Con el matrimonio cubano, el venezolano y el hondureño no pude conversar, los llamaron aparte y fueron procesados en la primera sala por la que pasamos; fueron los últimos en ser llamados. Los agentes de CBP que nos procesaron en la segunda parte fueron más amables. Eran siete y cada uno atendió entre tres y siete migrantes; las familias que andaban juntas fueron asumidas por un solo oficial.
Después de unas tres horas ofrecieron un pequeño desayuno: un burrito, un dulce y agua. Para ese entonces cuatro de los siete niños que acompañaban el grupo ya dormían en tres colchonetas que había en la sala. Cansados, muchos pusieron su cabeza en las mesas y hasta roncaron. Llamaron de nuevo al guatemalteco que no sabía leer. Le hicieron varias preguntas. Todos nos volvimos a poner nerviosos, no se entendía nada de lo que hablaba. Lo rodearon más agentes, luego contó que era para ayudarlo. El hombre había puesto mal la dirección a la que debía llegar a EE UU y, por su condición analfabeta, en realidad estaba siendo apoyado por el personal. Finalmente lo llamaron para unas firmas y en unos 15 minutos le entregaron su expediente y fue el primero que salió de aquellas desesperantes paredes. Dijo adiós a todos poco después de las 10 de la mañana.
A ninguno de los presentes le hicieron el proceso de "miedo creíble". El agente que me atendió, junto con el salvadoreño y otro de Honduras, solo me preguntó en qué trabajaba en México y cuánto tiempo llevaba allí. Todos fuimos llamados poco a poco y antes de las 12 am estábamos fuera con nuestros respectivos paroles. Del matrimonio cubano, la primera que salió fue la chica, a quien le dieron un permiso de entrada de un año y un mes, al marido uno de dos años y dos meses y, a mí, un parole de un año. Los tres sentimos alivio, es tiempo suficiente para acogernos a la Ley de Ajuste Cubano.

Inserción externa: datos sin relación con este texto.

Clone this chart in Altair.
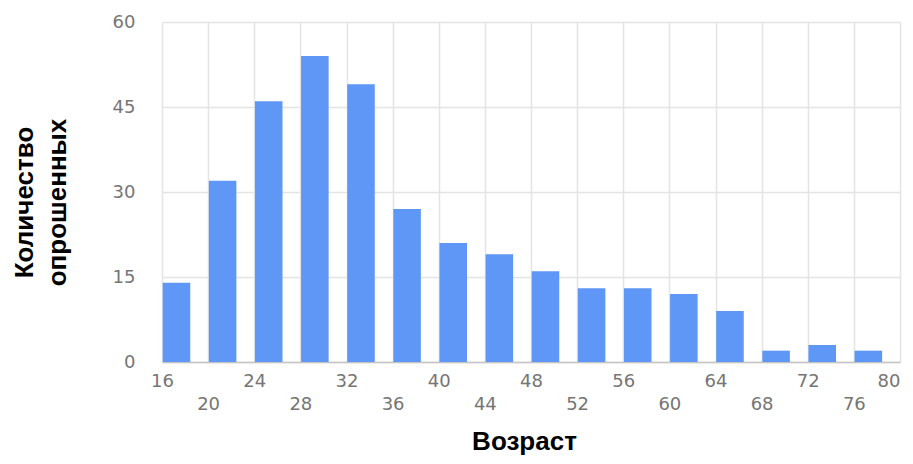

Algunos, sin planearlo, nos encontramos fuera del inmueble de CBP para liberar las tensiones
Algunos, sin planearlo, nos encontramos fuera del inmueble de CBP para liberar las tensiones y luego comenzamos a caminar hacia un refugio que quedaba a un kilómetro de allí para tratar de pasar la noche o ver qué nos podían ofrecer. No llegamos. En el camino fuimos abordados por una mexicana que asesoraba a los migrantes, nos llevó a su oficina y cobró 50 dólares a cada uno para que un empleado transportara el grupo a San Antonio. En esa ciudad queda el aeropuerto más cercano a Eagle Pass y era donde tenía que ir todo el mundo para volar a su destino final, menos el salvadoreño que fue recogido por sus hermanos y se quedaba a vivir en el mismo Texas.
En el camino a San Antonio pude hablar con el matrimonio cubano. Iban para Florida al igual que yo. Los holguineros sólo tuvieron unos seis meses en México, ella tenía unos 30 años, él unos 34, y el cansancio ya los rebasaba. Nos dejaron en un refugio en San Antonio cerca de las cinco de la tarde, yo tenía que volar al otro día a las 10 am y ellos a las 2 pm. Luego nos vimos varias veces en esa terminal aérea y también en el Aeropuerto Internacional de Dallas-Fort Worth, donde los tres hicimos escala por unas horas. Nos contamos nuestras historias, reímos, hicimos silencio recordando lo que dejamos atrás. Ellos llamaron a muchos familiares de Cuba y a amigos que quedaron en México con la esperanza de entrar antes de que Donald Trump asuma la Presidencia en enero próximo. A las 7 de la noche tomé un avión hasta mi destino final. Era mi primer vuelo dentro de este país y, seguramente, no será el último.